E. de Bruyne, G.B.J. Hiltermann en H.R. Hoetink (1947)

Gepubliceerd op 26-08-2022

Boanerges

betekenis & definitie

bijnaam door Jezus, in het evangelie van Markus 3:17, gegeven aan de zonen van Zebedaeus, Jacobus en Johannes. De evangelist verklaart het woord als „zonen van de donder”.
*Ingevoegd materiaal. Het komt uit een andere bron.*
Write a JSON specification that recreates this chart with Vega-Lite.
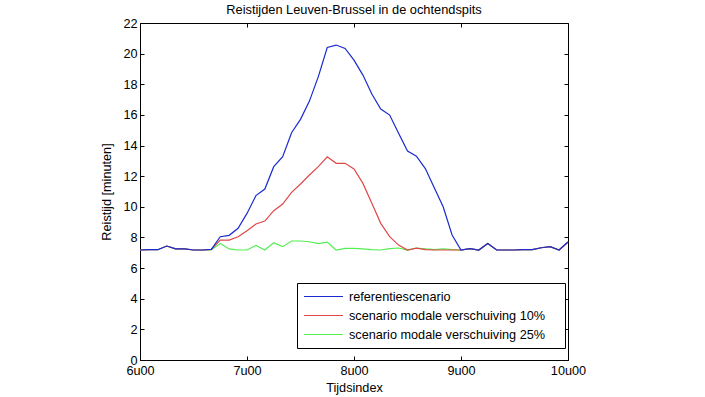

De oorspronkelijke vorm en afleiding van het woord liggen nog in het duister. Gustaf Dalman stelt voor bane (resp. bone) rogés te lezen, aangezien naar zijn opvatting de variante oa „zinloos” is. Het eerste element boan is waarschijnlijk een verkeerde weergave van het Aramese bene. Met het tweede lid correspondeert in de oorspronkelijke taal: of rigša, gerucht, lawaai, of ra‘ma, donder. In het laatste geval is de vertaling van het evangelie letterlijk-juist, doch alsdan is de transcriptie onjuist, voor zover van de lettergroep rgš wordt afgeweken.PROF. DR J. COPPENS

Lit.: P. Joüon, Notes de pHilologie sémitique, in Recherches de Science religieuse, dl 15, blz. 438-440 (Paris 1925); G. Dalman, Die Worte Jesu, dl 1, blz. 39 (Leipzg 1930).